Based on his experience, which was mostly positive but sometimes
complicated, Mor says Israel needs to prepare for a generational
changeover in Germany. There are already some circles that are bothered
by these special relations, he notes, and since the mid-1990s,
there have been attempts to insinuate that what Israel is doing in
the territories today is no different than what the Nazis did.

"We are still talking about a minority, and an article like the one
in Sweden [accusing IDF soldiers of harvesting the organs of dead
Palestinians] would not be published in Germany," Mor emphasizes. "But
just as we have expectations of them, they have expectations of
us. They succeeded in emerging from their horror through dialogue and
negotiation, so they have trouble understanding why we have not. With
the Berlin Wall gone, they have a hard time grasping the importance
we place in the separation fence, and in every discourse with the
German public, the issue of the settlements comes up."

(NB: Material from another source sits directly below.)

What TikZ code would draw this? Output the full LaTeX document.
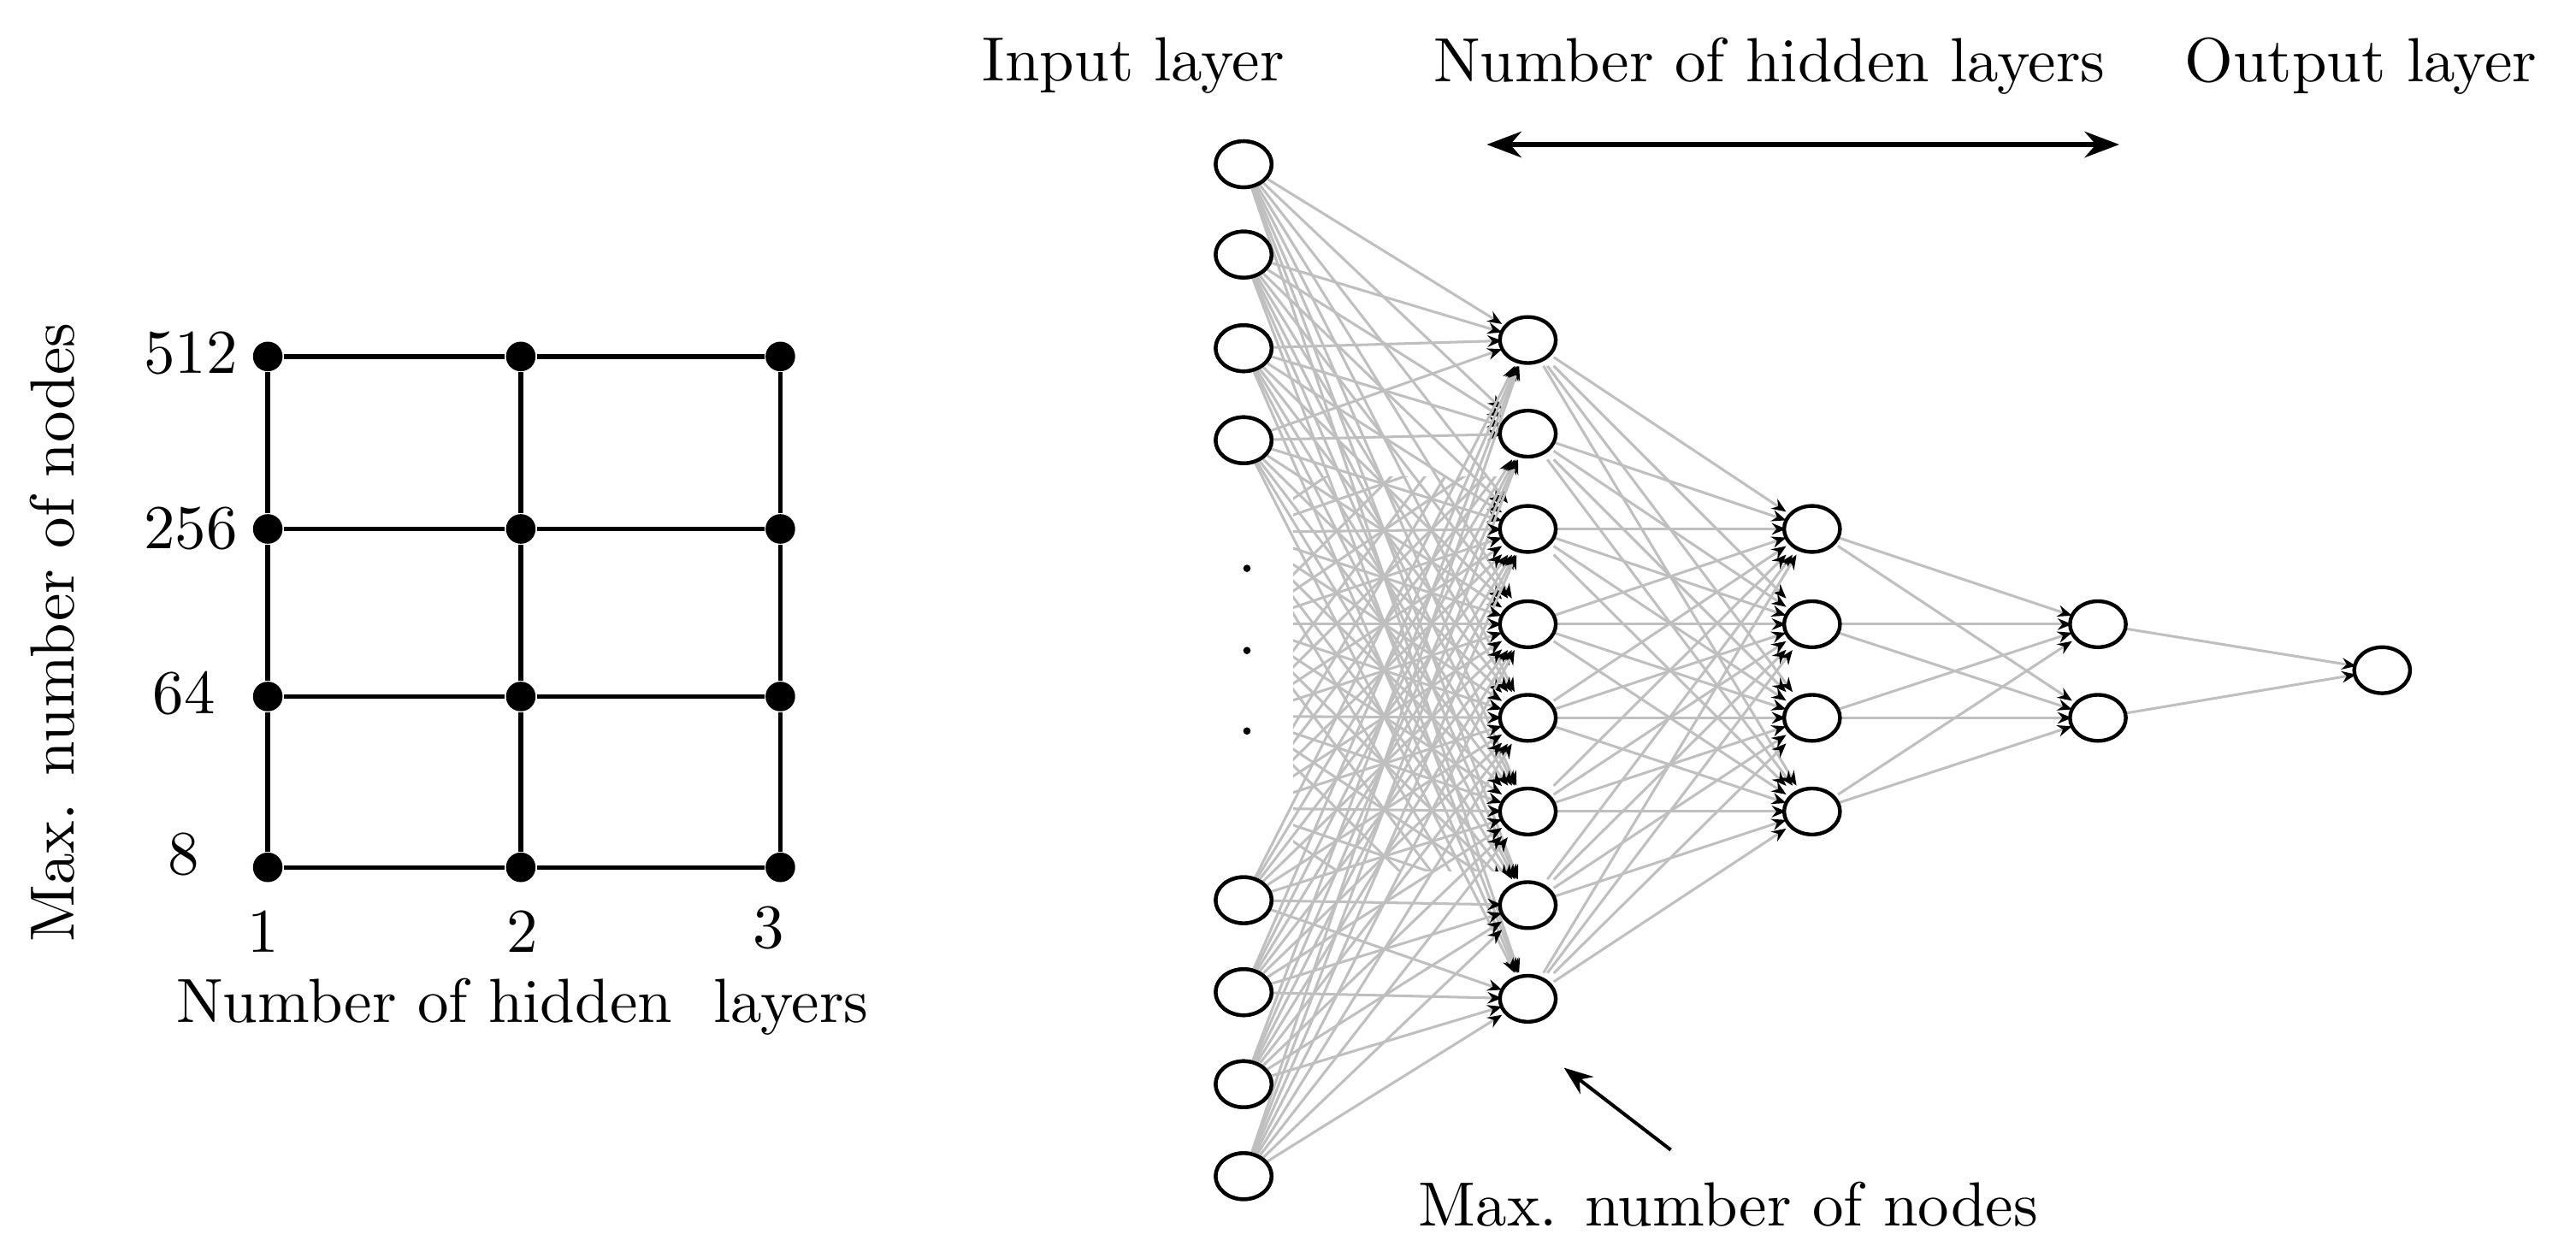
\documentclass[tikz,border=0pt]{standalone}
\usetikzlibrary{shapes.geometric,arrows.meta}
\begin{document}
\begin{tikzpicture}[x=0.01cm,y=-0.01cm,
  neu/.style={ellipse,draw,line width=0.65pt,fill=white,minimum width=0.34cm,minimum height=0.28cm,inner sep=0pt},
  hid/.style={inner sep=0pt,minimum size=0.3cm},
  conn/.style={draw=black!25,line width=0.45pt,-{Stealth[black,length=2.5pt,width=2pt]}},
  gdot/.style={circle,fill=black,inner sep=0pt,minimum size=0.18cm},
  lbl/.style={font=\fontsize{10.8}{13}\selectfont}]
\useasboundingbox (0,0) rectangle (1568,762);
% grid
\foreach \c/\x in {1/163,2/317,3/475}{
  \foreach \r/\y in {1/217,2/322,3/424,4/528}{
    \node[gdot] (g\c\r) at (\x,\y) {};}}
\foreach \r in {1,2,3,4}{\draw[line width=0.8pt] (g1\r) -- (g2\r) -- (g3\r);}
\foreach \c in {1,2,3}{\draw[line width=0.8pt] (g\c1) -- (g\c2) -- (g\c3) -- (g\c4);}
\node[lbl] (y1) at (116,215) {512};
\node[lbl] (y2) at (116,322) {256};
\node[lbl] (y3) at (112,422) {64};
\node[lbl] (y4) at (112,520) {8};
\node[lbl] (x1) at (160,567) {1};
\node[lbl] (x2) at (318,567) {2};
\node[lbl] (x3) at (468,565) {3};
\node[lbl] (xl) at (318,613) {Number of hidden\ \ layers};
\node[lbl,rotate=90] (yl) at (32,385) {Max. number of nodes};
% network
\foreach \i/\y in {1/100,2/155,3/212,4/268,5/548,6/604,7/660,8/716}{\node[neu] (i\i) at (757,\y) {};}
\foreach \i/\y in {1/324,2/380,3/436,4/492}{\coordinate (v\i) at (757,\y);}
\foreach \i/\y in {1/207,2/264,3/322,4/380,5/437,6/494,7/551,8/608}{\node[hid] (a\i) at (930,\y) {};}
\foreach \i/\y in {1/322,2/380,3/437,4/494}{\node[hid] (b\i) at (1103,\y) {};}
\foreach \i/\y in {1/380,2/437}{\node[hid] (c\i) at (1277,\y) {};}
\node[hid] (o) at (1450,408) {};
\foreach \i in {1,...,8}{\foreach \j in {1,...,8}{\draw[conn] (i\i) -- (a\j);}}
\begin{scope}
\clip (787,290) rectangle (1000,530);
\foreach \i in {1,...,4}{\foreach \j in {1,...,8}{\draw[conn] (v\i) -- (a\j);}}
\end{scope}
\foreach \i in {1,...,8}{\foreach \j in {1,...,4}{\draw[conn] (a\i) -- (b\j);}}
\foreach \i in {1,...,4}{\foreach \j in {1,2}{\draw[conn] (b\i) -- (c\j);}}
\foreach \i in {1,2}{\draw[conn] (c\i) -- (o);}
\foreach \i in {1,...,8}{\node[neu] at (a\i) {};}
\foreach \i in {1,...,4}{\node[neu] at (b\i) {};}
\foreach \i in {1,2}{\node[neu] at (c\i) {};}
\node[neu] at (o) {};
\foreach \i in {1,...,8}{\node[neu] at (i\i) {};}
\foreach \i/\y in {1/346,2/396,3/445}{\node[circle,fill=black,inner sep=0pt,minimum size=0.045cm] (d\i) at (759,\y) {};}
\node[lbl] (t1) at (690,40) {Input layer};
\node[lbl] (t2) at (1077,40) {Number of hidden layers};
\node[lbl] (t3) at (1437,40) {Output layer};
\coordinate (h1) at (905,88); \coordinate (h2) at (1290,88);
\draw[line width=0.8pt,{Stealth[length=6pt]}-{Stealth[length=6pt]}] (h1) -- (h2);
\node[lbl] (mn) at (1052,733) {Max. number of nodes};
\coordinate (m1) at (1017,700); \coordinate (m2) at (952,650);
\draw[line width=0.6pt,-{Stealth[length=5pt]}] (m1) -- (m2);
\end{tikzpicture}
\end{document}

In view of this complexity, Mor attaches particular importance
to diplomacy directed at the person on the street: There is no
substitute for lectures in schools, or meetings with the public,
including young politicians from the new left who were indoctrinated
in East Germany. The latter are now undergoing changes that include
developing what Mor calls unreserved acceptance of the very existence
of the State of Israel.

Nevertheless, several German newspapers lost their restraint when
Lieberman was appointed foreign minister, and they compared him to
the late leader of the Austrian far right, Joerg Haider.

"I told the newspaper editors that they were engaging in character
assassination," Mor says. "During [Lieberman’s] two visits to Germany,
it turned out that he by no means constitutes a burden when it comes
to foreign policy. On the contrary, the fact that he does not have a
hidden agenda or employ doublespeak is certainly a type of advantage."

And after all that explaining, the diplomat – who until recently was
surrounded by bodyguards and rode in an official car – rushes off to
catch a crowded Israeli bus, comparing his life today to the moment
in the Cinderella story when the carriage turns back into a pumpkin.